In a proceeding to recover damages for a permanent taking of real property, the appeal is from an order and judgment (one paper) of the Supreme Court, Nassau County (McCabe, J.), entered October 31, 2002, which awarded the petitioner an additional allowance pursuant to EDPL 701 of $56,310.03, consisting of $45,000 in counsel fees, $2,310.03 in costs and disbursements awarded to the appellant on a prior appeal, and $8,750 in appraisal fees.
Ordered that the order and judgment is modified, on the law and as a matter of discretion, by deleting therefrom the provi*854sions awarding the petitioner $45,000 in counsel fees and $2,310.03 in costs and disbursements awarded to the appellant on a prior appeal and substituting therefor a provision awarding the petitioner $25,000 in counsel fees; as so modified, the order and judgment is affirmed, without costs or disbursements.

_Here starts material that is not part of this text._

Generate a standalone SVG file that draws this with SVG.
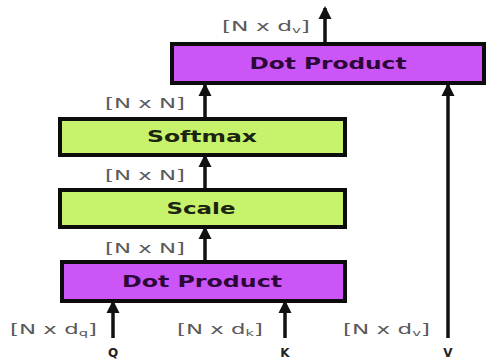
<svg xmlns="http://www.w3.org/2000/svg" width="488" height="359" viewBox="0 0 488 359">
<defs>
<marker id="ah" markerUnits="userSpaceOnUse" markerWidth="14" markerHeight="14" refX="11" refY="7" orient="auto">
<polygon points="0,0.5 13,7 0,13.5" fill="#111"/>
</marker>
<style>
.purple{fill:#cb55f6;stroke:#0c0c0c;stroke-width:4}
.green{fill:#c6f26c;stroke:#0c0c0c;stroke-width:4}
.tp{font-family:"DejaVu Sans",sans-serif;font-weight:bold;font-size:16px;fill:#2b0838;text-anchor:middle}
.tg{font-family:"DejaVu Sans",sans-serif;font-weight:bold;font-size:16px;fill:#1b2410;text-anchor:middle}
.lbl{font-family:"DejaVu Sans",sans-serif;font-size:14px;fill:#5a5a5a}
.io{font-family:"DejaVu Sans",sans-serif;font-weight:bold;font-size:12px;fill:#222;text-anchor:middle}
.sub{font-size:9px}
.conn{stroke:#111;stroke-width:3.5;fill:none}
</style>
</defs>
<rect width="488" height="359" fill="#ffffff"/>
<g id="connectors">
<line class="conn" x1="325" y1="42" x2="325" y2="8" marker-end="url(#ah)"/>
<line class="conn" x1="205" y1="117" x2="205" y2="85" marker-end="url(#ah)"/>
<line class="conn" x1="205" y1="188" x2="205" y2="156" marker-end="url(#ah)"/>
<line class="conn" x1="205" y1="260" x2="205" y2="228" marker-end="url(#ah)"/>
<line class="conn" x1="113" y1="338" x2="113" y2="302" marker-end="url(#ah)"/>
<line class="conn" x1="285" y1="338" x2="285" y2="302" marker-end="url(#ah)"/>
<line class="conn" x1="448" y1="338" x2="448" y2="85" marker-end="url(#ah)"/>
</g>
<g id="dot-product-top">
<rect class="purple" x="172" y="44" width="312" height="39"/>
<text class="tp" x="328" y="69" textLength="157" lengthAdjust="spacingAndGlyphs">Dot Product</text>
</g>
<g id="softmax">
<rect class="green" x="60" y="119" width="285" height="36"/>
<text class="tg" x="202" y="142" textLength="110" lengthAdjust="spacingAndGlyphs">Softmax</text>
</g>
<g id="scale">
<rect class="green" x="60" y="190" width="285" height="37"/>
<text class="tg" x="201" y="214" textLength="69" lengthAdjust="spacingAndGlyphs">Scale</text>
</g>
<g id="dot-product-bottom">
<rect class="purple" x="62" y="262" width="283" height="39"/>
<text class="tp" x="202" y="287" textLength="160" lengthAdjust="spacingAndGlyphs">Dot Product</text>
</g>
<g id="labels">
<text class="lbl" x="222" y="31" textLength="88" lengthAdjust="spacingAndGlyphs">[N x d<tspan class="sub" dy="2">v</tspan><tspan dy="-2">]</tspan></text>
<text class="lbl" x="105" y="108" textLength="80" lengthAdjust="spacingAndGlyphs">[N x N]</text>
<text class="lbl" x="105" y="180" textLength="80" lengthAdjust="spacingAndGlyphs">[N x N]</text>
<text class="lbl" x="105" y="253" textLength="80" lengthAdjust="spacingAndGlyphs">[N x N]</text>
<text class="lbl" x="10" y="334" textLength="87" lengthAdjust="spacingAndGlyphs">[N x d<tspan class="sub" dy="2">q</tspan><tspan dy="-2">]</tspan></text>
<text class="lbl" x="177" y="334" textLength="86" lengthAdjust="spacingAndGlyphs">[N x d<tspan class="sub" dy="2">k</tspan><tspan dy="-2">]</tspan></text>
<text class="lbl" x="343" y="334" textLength="87" lengthAdjust="spacingAndGlyphs">[N x d<tspan class="sub" dy="2">v</tspan><tspan dy="-2">]</tspan></text>
</g>
<g id="inputs">
<text class="io" x="113" y="357">Q</text>
<text class="io" x="285" y="357">K</text>
<text class="io" x="448" y="357">V</text>
</g>
</svg>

EDPL 701 “requires two determinations: first, whether the award is ‘substantially in excess of the amount of the condemnor’s proof’ and second, whether the court deems the award necessary ‘for the condemnee to achieve just and adequate compensation’ ” (Hakes v State of New York, 81 NY2d 392, 397 [1993]). When both tests are satisfied, the court, in its discretion, may award reasonable fees (see Hakes v State of New York, supra). The appellant Incorporated Village of Hempstead concedes that the condemnation award was substantially in excess of the amount of the condemnor’s proof and therefore that the first prong of the test was satisfied.
On a prior appeal to this Court in this proceeding, this Court awarded the Village costs and disbursements payable by the petitioner (see Matter of Shakespeare Co. v Incorporated Vil. of Hempstead, 275 AD2d 370 [2000]). Those costs and disbursements amount to $2,310.03. So much of the order and judgment appealed from as awards the petitioner that sum is contrary to the prior decision and order of this Court and must be set aside.
With respect to counsel fees, the petitioner’s attorney acknowledged that there was “a retainer agreement entered into at the outset of this proceedings,” but did not provide a copy of the agreement or its terms other than to state that “[t]he agreed upon fee . . . is $45,000.” The record in this case is insufficient to award the full $45,000 demanded. We further note that while the appellant substantially undervalued the property, the petitioner’s appraiser substantially overvalued the property. Under the circumstances of this case, an award of $25,000 in counsel fees is reasonable (see Matter of City of Yonkers v Celwyn Co., 221 AD2d 437 [1995]; Matter of Town of Islip v Sikora, 220 AD2d 434 [1995]; Frishro Enters. v State of New York, 145 Misc 2d 397 [1989]).
We affirm so much of the order and judgment as awarded appraisal fees of $8,750, since there is no basis in the record to set aside the award (see Matter of New York Convention Ctr. Dev. Corp., 234 AD2d 167, 168 [1996]). Altman, J.P., Krausman, Goldstein and Mastro, JJ., concur.